Intel also said it supports the creation of a privacy office at Commerce, but said the FTC should continue to serve as the primary privacy enforcement body and as the U.S. representative internationally including at the annual international data privacy commissioner's conference.

Intel Global Privacy Officer David Hoffman told Tech Daily Dose during a briefing Thursday on privacy that for the first time the FTC was recognized at the data privacy commissioner's conference this fall as a voting member. "It was hugely important," he said, for the FTC to be seen as "sufficiently independent to be on par" with the privacy commissioners from other countries.

Privacy advocates were much more critical of the report. They complained that the department did not meaningfully engage the input of privacy advocates and would be the wrong entity to house a privacy office given the agency's focus on promoting the interests of U.S. business.
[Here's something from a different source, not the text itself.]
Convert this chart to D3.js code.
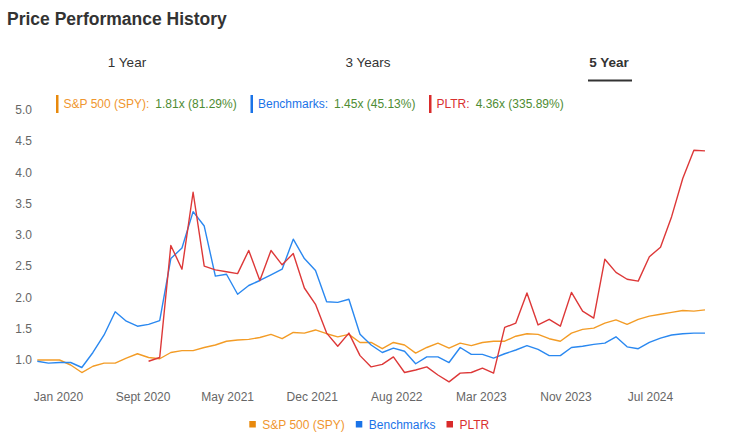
<!DOCTYPE html>
<html>
<head>
<meta charset="utf-8">
<script src="https://cdn.jsdelivr.net/npm/d3@7"></script>
<style>
  html, body { margin: 0; padding: 0; background: #fff; }
  svg { display: block; font-family: "Liberation Sans", Arial, sans-serif; }
</style>
</head>
<body>
<svg id="chart" width="733" height="437"></svg>
<script>
// ---- data (monthly, Dec 2019 .. Dec 2024) ----
const spyValues = [1.00,1.00,1.00,0.92,0.80,0.90,0.95,0.95,1.03,1.10,1.04,1.02,1.12,1.15,1.15,1.20,1.24,1.30,1.32,1.33,1.36,1.41,1.34,1.44,1.43,1.48,1.42,1.37,1.41,1.28,1.28,1.18,1.28,1.24,1.11,1.20,1.27,1.19,1.27,1.23,1.28,1.30,1.30,1.38,1.42,1.41,1.34,1.30,1.43,1.49,1.51,1.59,1.64,1.57,1.65,1.70,1.73,1.76,1.79,1.78,1.80];
const benchValues = [0.98,0.95,0.96,0.96,0.88,1.12,1.40,1.77,1.62,1.54,1.57,1.63,2.62,2.79,3.37,3.14,2.34,2.37,2.05,2.19,2.27,2.36,2.45,2.93,2.62,2.43,1.93,1.92,1.97,1.41,1.24,1.12,1.19,1.14,0.94,1.05,1.05,0.96,1.20,1.09,1.09,1.03,1.10,1.16,1.23,1.17,1.07,1.07,1.20,1.22,1.25,1.27,1.37,1.21,1.18,1.28,1.35,1.40,1.42,1.43,1.43];
const pltrValues = [null,null,null,null,null,null,null,null,null,null,0.98,1.04,2.83,2.45,3.68,2.50,2.44,2.41,2.38,2.75,2.27,2.75,2.52,2.70,2.15,1.89,1.43,1.22,1.43,1.07,0.89,0.93,1.05,0.80,0.84,0.89,0.76,0.65,0.79,0.80,0.87,0.79,1.52,1.59,2.07,1.56,1.65,1.54,2.08,1.78,1.67,2.61,2.40,2.29,2.26,2.65,2.80,3.29,3.90,4.35,4.34];

const seriesNames = ["S&P 500 (SPY)", "Benchmarks", "PLTR"];
const seriesSummary = ["1.81x (81.29%)", "1.45x (45.13%)", "4.36x (335.89%)"];

const xTickLabels = ["Jan 2020","Sept 2020","May 2021","Dec 2021","Aug 2022","Mar 2023","Nov 2023","Jul 2024"];
const xTickAt = [1.86, 9.46, 17.06, 24.66, 32.26, 39.86, 47.46, 55.06]; // in month-index units
const yTicks = [1.0, 1.5, 2.0, 2.5, 3.0, 3.5, 4.0, 4.5, 5.0];
const tabLabels = ["1 Year", "3 Years", "5 Year"];

// ---- styles ----
const lineColors = ["#f39c26", "#2a88f0", "#dd3838"];
const labelColors = ["#f0962e", "#1a73e8", "#d93030"];
const swatchColors = ["#e8890c", "#1a73e8", "#d92b2b"];
const valueColor = "#4e8c33";

const svg = d3.select("#chart");

// title
svg.append("text").attr("x", 7).attr("y", 25)
  .attr("font-size", 17.5).attr("font-weight", "bold").attr("fill", "#333")
  .text("Price Performance History");

// tabs
const tabX = [127, 368, 609];
tabLabels.forEach((t, i) => {
  svg.append("text").attr("x", tabX[i]).attr("y", 67)
    .attr("text-anchor", "middle").attr("font-size", 13.5)
    .attr("font-weight", i === 2 ? "bold" : "normal")
    .attr("fill", "#333").text(t);
});
svg.append("rect").attr("x", 588).attr("y", 79.5).attr("width", 44).attr("height", 2).attr("fill", "#333");

// scales
const x = d3.scaleLinear().domain([0, spyValues.length - 1]).range([37.3, 705]);
const y = d3.scaleLinear().domain([1, 5]).range([360, 109.6]);

// y axis
const yAxis = svg.append("g").attr("transform", "translate(35,0)")
  .call(d3.axisLeft(y).tickValues(yTicks).tickFormat(d3.format(".1f")).tickSize(0).tickPadding(3));
yAxis.select(".domain").remove();
yAxis.selectAll("text").attr("font-size", 12).attr("fill", "#666")
  .attr("font-family", "Liberation Sans, Arial, sans-serif");

// x axis
const xAxis = svg.append("g").attr("transform", "translate(0,385)")
  .call(d3.axisBottom(x).tickValues(xTickAt).tickFormat((d, i) => xTickLabels[i]).tickSize(0).tickPadding(7));
xAxis.select(".domain").remove();
xAxis.selectAll("text").attr("font-size", 12).attr("fill", "#666")
  .attr("font-family", "Liberation Sans, Arial, sans-serif");

// lines
const allSeries = [spyValues, benchValues, pltrValues];
const line = d3.line()
  .defined(d => d != null)
  .x((d, i) => x(i))
  .y(d => y(d));
allSeries.forEach((vals, k) => {
  svg.append("path").datum(vals)
    .attr("fill", "none").attr("stroke", lineColors[k])
    .attr("stroke-width", 1.4).attr("stroke-linejoin", "round")
    .attr("d", line);
});

// top legend
const topStart = [57, 251.5, 430];
seriesNames.forEach((n, k) => {
  const g = svg.append("g").attr("transform", `translate(${topStart[k]},0)`);
  g.append("rect").attr("x", -1).attr("y", 95).attr("width", 2.5).attr("height", 18).attr("fill", swatchColors[k]);
  const lab = g.append("text").attr("x", 6.5).attr("y", 108.3).attr("font-size", 12)
    .attr("fill", labelColors[k]).text(n + ":");
  const w = lab.node().getComputedTextLength();
  g.append("text").attr("x", 6.5 + w + 6).attr("y", 108.3).attr("font-size", 12)
    .attr("fill", valueColor).text(seriesSummary[k]);
});

// bottom legend
let lx = 249.3;
seriesNames.forEach((n, k) => {
  svg.append("rect").attr("x", lx).attr("y", 421).attr("width", 6.5).attr("height", 6.5).attr("fill", swatchColors[k]);
  const t = svg.append("text").attr("x", lx + 13).attr("y", 428.5).attr("font-size", 12)
    .attr("fill", labelColors[k]).text(n);
  lx = lx + 13 + t.node().getComputedTextLength() + 11;
});
</script>
</body>
</html>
"It is disconcerting, to say the least that this green paper neglects to raise and meaningfully discuss the range of online consumer data collection practices that threaten privacy," the Center for Digital Democracy and U.S. PIRG wrote in their comments with the department.

The groups instead favor the recommendations included in the FTC's staff privacy report. The deadline for comments on that report were originally due Monday but have been extended until Feb. 18.

Chris Hoofnagle , director of the Berkeley Center for Law & Technology's information privacy programs, argued that if the FTC is going to take on the role of enforcer of privacy violations as Commerce has recommended, the commission needs greater authority to levy fines and implement rules as well as more resources.

Noting that FTC Chairman Jon Leibowitz has pushed Congress to provide the FTC with greater rulemaking authority, Hoofnagle said in his comments that, "The Department of Commerce should support these initiatives in order to bolster its narrative surrounding FTC enforcement."